By Mike Pflanz, Nairobi
5:08PM GMT 10 Jan 2013
Ten people, including five children, were shot dead or killed with machetes and spears during a dawn attack on Thursday, in apparent revenge for the deaths the day before of nine others in a nearby village.
More than 180 people have died in the area, the Tana River Delta, in the last six months in a series of raids initially blamed on long-standing disputes between tribes over access to water and grazing land.
But officials now admit that the violence is politically motivated, designed to force those opposing some candidates in polls due in March to flee from certain constituencies.
Already, one assistant minister has been arrested and accused of links to fighting last year that left 110 people dead in less than a fortnight.
Police now say that more political figures are in their sights, accused of arming young men from the rival Pokomo and Orma tribes to carry out the deadly assaults.
Dozens of stick-and-thatch homes were yesterday burnt to the ground and livestock was killed or stolen. Hundreds of people were fleeing their villages, joining thousands of others who are already in temporary camps in the area.
“These guys, they crossed the river and attacked the village, it was revenge for what happened the day before,” said Omar Bocha, a health worker in a town close to Kibusu, the village that was raided yesterday.
“People were shot, people were attacked with machetes. No one feels safe here any more, the police always come too late.”
Suggestions that the violence was provoked by arguments over grazing and arable land were “nonsense”, Mr Bocha added.
“This is elections, it’s all about elections,” he said. “There are politicians who want to decrease the number of voters who oppose them, they want to chase them away so they have a greater chance to win.”
One local leader called the violence an attempt to “Balkanise” the Tana River Delta, an area of 15,000 square miles two hour’s drive along the Indian Ocean coast north of the tourist town of Malindi.
“We have names of several politicians, business people and local elites who we believe have been, and are still funding the attacks in the Tana,” said Aggrey Adoli, the most senior police officer for Kenya’s coastal province.
“They are using grazing land and water as excuses.

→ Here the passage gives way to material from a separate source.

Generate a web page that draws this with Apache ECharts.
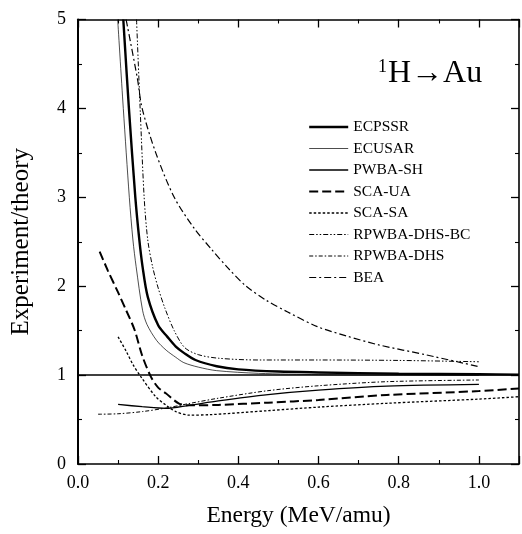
<!DOCTYPE html>
<html>
<head>
<meta charset="utf-8">
<script src="https://cdn.jsdelivr.net/npm/echarts@6/dist/echarts.min.js"></script>
<style>html,body{margin:0;padding:0;background:#fff;}#c{width:522px;height:534px;}</style>
</head>
<body>
<div id="c"></div>
<script>
// Data: [energy (MeV/amu), experiment/theory]
const seriesNames = ['ECPSSR','ECUSAR','PWBA-SH','SCA-UA','SCA-SA','RPWBA-DHS-BC','RPWBA-DHS','BEA'];
const ecpssr = [[0.113,5.0],[0.127,4.0],[0.143,3.0],[0.153,2.52],[0.161,2.22],[0.174,1.88],[0.2,1.56],[0.223,1.43],[0.244,1.32],[0.264,1.25],[0.293,1.17],[0.346,1.10],[0.4,1.065],[0.5,1.04],[0.6,1.03],[0.8,1.015],[1.0,1.01],[1.1,1.005]];
const ecusar = [[0.099,5.0],[0.113,4.0],[0.128,3.0],[0.137,2.52],[0.145,2.22],[0.161,1.73],[0.172,1.57],[0.196,1.39],[0.22,1.28],[0.244,1.2],[0.264,1.14],[0.3,1.09],[0.346,1.05],[0.45,1.02],[0.6,1.005],[0.8,1.0],[1.0,0.998]];
const pwbaSh = [[0.1,0.67],[0.16,0.645],[0.219,0.626],[0.277,0.66],[0.35,0.71],[0.474,0.78],[0.6,0.83],[0.77,0.875],[1.0,0.895]];
const scaUa = [[0.054,2.39],[0.075,2.17],[0.1,1.93],[0.12,1.73],[0.141,1.51],[0.16,1.22],[0.182,0.98],[0.2,0.86],[0.219,0.795],[0.252,0.68],[0.277,0.66],[0.35,0.665],[0.474,0.69],[0.6,0.72],[0.77,0.776],[1.0,0.82],[1.1,0.85]];
const scaSa = [[0.1,1.43],[0.12,1.27],[0.137,1.12],[0.157,0.98],[0.194,0.757],[0.22,0.66],[0.244,0.59],[0.277,0.55],[0.33,0.555],[0.474,0.60],[0.6,0.64],[0.77,0.683],[1.0,0.73],[1.1,0.757]];
const rpwbaDhsBc = [[0.146,5.0],[0.155,4.0],[0.165,3.0],[0.174,2.52],[0.186,2.22],[0.2,1.98],[0.217,1.75],[0.24,1.5],[0.266,1.31],[0.3,1.23],[0.35,1.19],[0.45,1.17],[0.6,1.17],[0.8,1.165],[1.0,1.15]];
const rpwbaDhs = [[0.05,0.56],[0.1,0.565],[0.161,0.59],[0.22,0.63],[0.277,0.68],[0.35,0.74],[0.474,0.825],[0.6,0.88],[0.77,0.926],[1.0,0.945]];
const bea = [[0.12,5.0],[0.148,4.34],[0.16,4.0],[0.194,3.5],[0.24,3.0],[0.29,2.65],[0.334,2.41],[0.375,2.2],[0.417,2.01],[0.47,1.84],[0.523,1.71],[0.597,1.545],[0.67,1.44],[0.75,1.34],[0.87,1.226],[1.0,1.095]];
const xTicks = [0, 0.2, 0.4, 0.6, 0.8, 1.0];
const yTicks = [0, 1, 2, 3, 4, 5];
const refValue = 1;

const serif = '"Liberation Serif","DejaVu Serif",serif';
const styles = [
  {width: 2.4, type: 'solid'},
  {width: 0.7, type: 'solid'},
  {width: 1.3, type: 'solid'},
  {width: 2.0, type: [9, 4]},
  {width: 1.3, type: [2.5, 2]},
  {width: 1.0, type: [5, 2, 1.5, 2, 1.5, 2]},
  {width: 1.0, type: [4, 2, 1.5, 2]},
  {width: 1.2, type: [7, 3, 2, 3]}
];
const datasets = [ecpssr, ecusar, pwbaSh, scaUa, scaSa, rpwbaDhsBc, rpwbaDhs, bea];

const chart = echarts.init(document.getElementById('c'), null, {renderer: 'canvas'});
const axisCommon = {
  type: 'value',
  axisLine: {show: true, onZero: false, lineStyle: {color: '#000', width: 1.6}},
  axisTick: {show: true, inside: true, length: 8, lineStyle: {color: '#000', width: 1.3}},
  minorTick: {show: true, splitNumber: 2, length: 4, lineStyle: {color: '#000', width: 1.1}},
  splitLine: {show: false},
  minorSplitLine: {show: false}
};
const series = seriesNames.map((name, i) => ({
  name: name,
  type: 'line',
  data: datasets[i],
  smooth: 0.3,
  showSymbol: false,
  symbol: 'none',
  clip: true,
  lineStyle: {color: '#000', width: styles[i].width, type: styles[i].type},
  itemStyle: {color: '#000'},
  z: 3
}));
series[0].markLine = {
  silent: true,
  symbol: 'none',
  label: {show: false},
  lineStyle: {color: '#000', width: 1.6, type: 'solid'},
  data: [{yAxis: refValue}]
};

chart.setOption({
  animation: false,
  backgroundColor: '#fff',
  title: {
    left: 373, top: 53,
    text: '{s|1}{m|H→Au}',
    textStyle: {
      fontWeight: 'normal',
      rich: {
        s: {fontFamily: serif, fontSize: 18, fontWeight: 'normal', color: '#000', verticalAlign: 'top', padding: [0, 1, 13, 0]},
        m: {fontFamily: serif, fontSize: 32, fontWeight: 'normal', color: '#000'}
      }
    }
  },
  legend: {
    orient: 'vertical',
    left: 303, top: 114,
    itemWidth: 39, itemHeight: 10, itemGap: 5.5,
    itemStyle: {opacity: 0},
    data: seriesNames.map((n, i) => ({name: n, lineStyle: {color: '#000', width: styles[i].width, type: styles[i].type}})),
    textStyle: {fontFamily: serif, fontSize: 15.5, color: '#000', lineHeight: 16},
    selectedMode: false
  },
  grid: {left: 78, width: 445.5, top: 19.5, bottom: 70, containLabel: false},
  xAxis: [
    Object.assign({}, axisCommon, {
      position: 'bottom', min: 0, max: 1.1, interval: 0.2,
      name: 'Energy (MeV/amu)', nameLocation: 'middle', nameGap: 40,
      nameTextStyle: {fontFamily: serif, fontSize: 23.5, color: '#000'},
      axisLabel: {show: true, margin: 10, fontFamily: serif, fontSize: 18, color: '#000',
        formatter: v => (xTicks.some(t => Math.abs(t - v) < 1e-6) ? v.toFixed(1) : '')}
    }),
    Object.assign({}, axisCommon, {
      position: 'top', min: 0, max: 1.1, interval: 0.2, axisLabel: {show: false}
    })
  ],
  yAxis: [
    Object.assign({}, axisCommon, {
      position: 'left', min: 0, max: 5, interval: 1,
      name: 'Experiment/theory', nameLocation: 'middle', nameGap: 44, nameRotate: 90,
      nameTextStyle: {fontFamily: serif, fontSize: 25, color: '#000'},
      axisLine: {show: true, onZero: false, lineStyle: {color: '#000', width: 2}},
      axisLabel: {show: true, margin: 12, fontFamily: serif, fontSize: 18, color: '#000',
        formatter: v => (yTicks.indexOf(v) >= 0 ? String(v) : '')}
    }),
    Object.assign({}, axisCommon, {
      position: 'right', min: 0, max: 5, interval: 1, axisLabel: {show: false}
    })
  ],
  series: series
});
</script>
</body>
</html>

When we arrest them, they will tell us how and where they are acquiring illegal firearms and other weapons to arm these locals.” More than 450 people died in separate outbreaks of apparently communal violence across Kenya in 2012, the United Nations reported in December.
Although politics has not been proven to be behind all the attacks, Kenyans are increasingly worried for their safety as the country enters the most intense period of campaigning ahead of the March 4 general election.
More than 1,300 people died and 300,000 were forced to flee their homes in six weeks of violence following the disputed poll in December 2007.
Since then, Kenya has passed a new constitution that clipped the president’s powers but also introduced significant numbers of new political offices, including an upper house of parliament.
Analysts fear that election battles to win these new seats could provoke a series of outbreaks of violence across the country, similar to the Tana Delta clashes.